There are so many more threads in the pastiche of my
memory: The infinite variety of
pasta dishes; pasta is surely the primordial tranquilizer, which must partially
account for the serenity of the Italian soul. The delight of participating in a national pastime— watching
opera—especially in provincial opera houses like the beautiful one in Trieste,
a mixture of La Fenice on the inside and La Scala on the outside. The surprise that even I—an inveterate
hater of shopping, especially in big cities—actually enjoy the experience in
Milan, where focused boutiques limn the elegance of Italian clothing
design. The joy of staying in
small towns like Asolo, a jewel of the Veneto.

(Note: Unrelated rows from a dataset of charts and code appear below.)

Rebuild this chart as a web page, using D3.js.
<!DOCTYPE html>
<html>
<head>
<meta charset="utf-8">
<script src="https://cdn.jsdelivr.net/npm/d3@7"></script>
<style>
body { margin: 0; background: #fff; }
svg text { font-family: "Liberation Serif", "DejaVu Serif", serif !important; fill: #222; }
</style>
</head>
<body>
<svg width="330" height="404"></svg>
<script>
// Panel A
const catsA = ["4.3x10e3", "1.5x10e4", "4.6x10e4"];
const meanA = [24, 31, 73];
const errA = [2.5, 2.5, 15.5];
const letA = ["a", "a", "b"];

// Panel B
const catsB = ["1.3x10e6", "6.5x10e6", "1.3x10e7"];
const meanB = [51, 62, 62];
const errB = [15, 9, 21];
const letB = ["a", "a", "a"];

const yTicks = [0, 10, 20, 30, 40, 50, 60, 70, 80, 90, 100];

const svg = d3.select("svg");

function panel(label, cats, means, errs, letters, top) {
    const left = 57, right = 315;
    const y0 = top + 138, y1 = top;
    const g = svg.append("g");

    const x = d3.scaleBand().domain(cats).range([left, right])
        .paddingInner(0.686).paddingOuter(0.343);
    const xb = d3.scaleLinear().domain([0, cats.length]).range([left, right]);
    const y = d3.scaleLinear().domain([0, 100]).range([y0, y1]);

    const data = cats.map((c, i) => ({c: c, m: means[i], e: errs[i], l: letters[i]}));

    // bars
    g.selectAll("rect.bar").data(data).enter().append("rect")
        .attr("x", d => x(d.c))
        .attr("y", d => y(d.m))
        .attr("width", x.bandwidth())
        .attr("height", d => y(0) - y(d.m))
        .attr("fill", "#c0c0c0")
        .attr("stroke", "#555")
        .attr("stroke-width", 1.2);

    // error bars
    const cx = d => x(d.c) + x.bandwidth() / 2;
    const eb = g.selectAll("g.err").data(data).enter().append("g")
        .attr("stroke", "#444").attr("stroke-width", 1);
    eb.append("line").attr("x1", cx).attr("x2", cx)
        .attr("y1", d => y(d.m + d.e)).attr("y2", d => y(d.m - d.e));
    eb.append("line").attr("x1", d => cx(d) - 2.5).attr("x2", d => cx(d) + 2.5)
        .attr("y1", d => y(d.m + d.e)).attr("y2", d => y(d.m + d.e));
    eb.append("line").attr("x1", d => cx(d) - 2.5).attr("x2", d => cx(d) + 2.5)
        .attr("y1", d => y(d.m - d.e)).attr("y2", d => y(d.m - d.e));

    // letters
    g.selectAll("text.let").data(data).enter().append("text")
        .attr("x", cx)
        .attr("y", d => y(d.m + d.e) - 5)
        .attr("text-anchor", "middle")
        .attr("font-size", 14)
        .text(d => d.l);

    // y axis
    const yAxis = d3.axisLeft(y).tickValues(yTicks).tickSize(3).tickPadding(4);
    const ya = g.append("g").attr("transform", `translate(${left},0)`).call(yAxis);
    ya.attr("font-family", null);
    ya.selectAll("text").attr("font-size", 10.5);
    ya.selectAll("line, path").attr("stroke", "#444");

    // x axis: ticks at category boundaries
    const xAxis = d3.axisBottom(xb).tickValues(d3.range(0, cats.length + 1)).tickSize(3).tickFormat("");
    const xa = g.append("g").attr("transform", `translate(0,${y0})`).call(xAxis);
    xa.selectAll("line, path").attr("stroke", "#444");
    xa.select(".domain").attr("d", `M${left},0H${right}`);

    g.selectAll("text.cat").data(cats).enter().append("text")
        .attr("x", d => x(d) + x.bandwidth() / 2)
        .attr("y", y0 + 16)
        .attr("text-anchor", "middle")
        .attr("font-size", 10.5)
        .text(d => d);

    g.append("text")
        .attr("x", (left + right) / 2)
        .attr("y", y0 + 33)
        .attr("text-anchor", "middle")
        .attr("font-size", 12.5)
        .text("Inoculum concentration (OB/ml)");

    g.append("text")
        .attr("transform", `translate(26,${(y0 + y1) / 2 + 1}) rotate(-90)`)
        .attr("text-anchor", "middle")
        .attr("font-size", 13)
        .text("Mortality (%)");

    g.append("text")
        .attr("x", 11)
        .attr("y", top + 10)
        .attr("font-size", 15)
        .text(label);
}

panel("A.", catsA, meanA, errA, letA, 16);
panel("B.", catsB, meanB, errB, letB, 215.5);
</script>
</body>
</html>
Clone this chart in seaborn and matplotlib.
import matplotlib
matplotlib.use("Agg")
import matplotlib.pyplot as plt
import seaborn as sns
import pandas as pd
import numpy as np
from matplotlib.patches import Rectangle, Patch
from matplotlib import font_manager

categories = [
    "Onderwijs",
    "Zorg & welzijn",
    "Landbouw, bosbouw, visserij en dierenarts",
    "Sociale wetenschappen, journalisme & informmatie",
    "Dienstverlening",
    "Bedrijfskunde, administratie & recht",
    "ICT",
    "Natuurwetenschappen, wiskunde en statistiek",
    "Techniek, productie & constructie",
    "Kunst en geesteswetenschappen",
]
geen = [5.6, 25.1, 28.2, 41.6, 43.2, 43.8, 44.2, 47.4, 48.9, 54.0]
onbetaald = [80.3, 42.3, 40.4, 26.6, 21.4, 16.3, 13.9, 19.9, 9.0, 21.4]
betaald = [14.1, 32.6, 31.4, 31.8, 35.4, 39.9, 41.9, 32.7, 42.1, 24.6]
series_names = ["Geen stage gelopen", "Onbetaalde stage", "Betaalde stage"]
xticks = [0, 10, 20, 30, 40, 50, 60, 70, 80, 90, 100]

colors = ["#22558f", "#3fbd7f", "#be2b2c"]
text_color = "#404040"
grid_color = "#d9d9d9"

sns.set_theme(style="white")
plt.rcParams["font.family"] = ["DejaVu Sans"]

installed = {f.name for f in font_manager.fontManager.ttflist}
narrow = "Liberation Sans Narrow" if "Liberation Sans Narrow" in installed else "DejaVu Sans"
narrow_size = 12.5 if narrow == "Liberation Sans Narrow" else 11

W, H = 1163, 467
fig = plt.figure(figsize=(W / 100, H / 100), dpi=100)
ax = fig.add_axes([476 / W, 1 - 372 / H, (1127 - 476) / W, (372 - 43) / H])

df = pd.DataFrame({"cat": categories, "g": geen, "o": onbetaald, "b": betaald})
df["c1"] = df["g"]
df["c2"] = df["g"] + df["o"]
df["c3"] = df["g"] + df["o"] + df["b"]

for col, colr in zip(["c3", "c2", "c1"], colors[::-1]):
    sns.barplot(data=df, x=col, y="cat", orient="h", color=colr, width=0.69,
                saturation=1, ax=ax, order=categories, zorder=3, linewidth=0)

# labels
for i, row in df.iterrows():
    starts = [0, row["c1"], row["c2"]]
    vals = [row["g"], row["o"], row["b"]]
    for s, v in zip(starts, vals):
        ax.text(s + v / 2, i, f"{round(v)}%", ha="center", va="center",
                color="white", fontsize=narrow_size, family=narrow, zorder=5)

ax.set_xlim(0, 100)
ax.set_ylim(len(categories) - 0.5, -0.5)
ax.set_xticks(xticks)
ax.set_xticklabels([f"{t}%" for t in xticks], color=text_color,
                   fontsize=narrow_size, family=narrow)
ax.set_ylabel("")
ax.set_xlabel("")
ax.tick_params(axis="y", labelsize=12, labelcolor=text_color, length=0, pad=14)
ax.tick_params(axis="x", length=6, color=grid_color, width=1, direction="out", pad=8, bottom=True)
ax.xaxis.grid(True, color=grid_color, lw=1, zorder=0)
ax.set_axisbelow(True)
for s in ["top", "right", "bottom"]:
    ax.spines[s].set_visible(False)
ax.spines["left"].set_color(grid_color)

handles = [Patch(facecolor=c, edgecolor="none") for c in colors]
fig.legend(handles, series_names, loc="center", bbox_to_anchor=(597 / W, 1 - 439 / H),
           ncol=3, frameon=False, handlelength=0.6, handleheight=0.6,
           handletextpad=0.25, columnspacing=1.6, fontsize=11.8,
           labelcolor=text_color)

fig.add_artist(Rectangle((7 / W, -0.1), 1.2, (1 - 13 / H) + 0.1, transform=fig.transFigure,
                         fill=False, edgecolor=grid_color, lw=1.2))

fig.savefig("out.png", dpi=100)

Our favorite spot in the country? That has to be Portofino, which we visited time and time
again. It was to be Abby's wedding
site until the 9/11 catastrophe struck just a few weeks before, and the wedding
plans there had to be canceled.
Helen often said that she wanted her ashes to be strewn in the hills
above that lovely town, although I haven't been emotionally able to accede to
that wish.
A final, wrenching memory: a last boat ride with Helen and
Abby in Venice in 1998, on the way to the airport just before returning to the
U.S., where Helen died a few months later. I am so glad that she got to enjoy la bella Italia once again in her final days.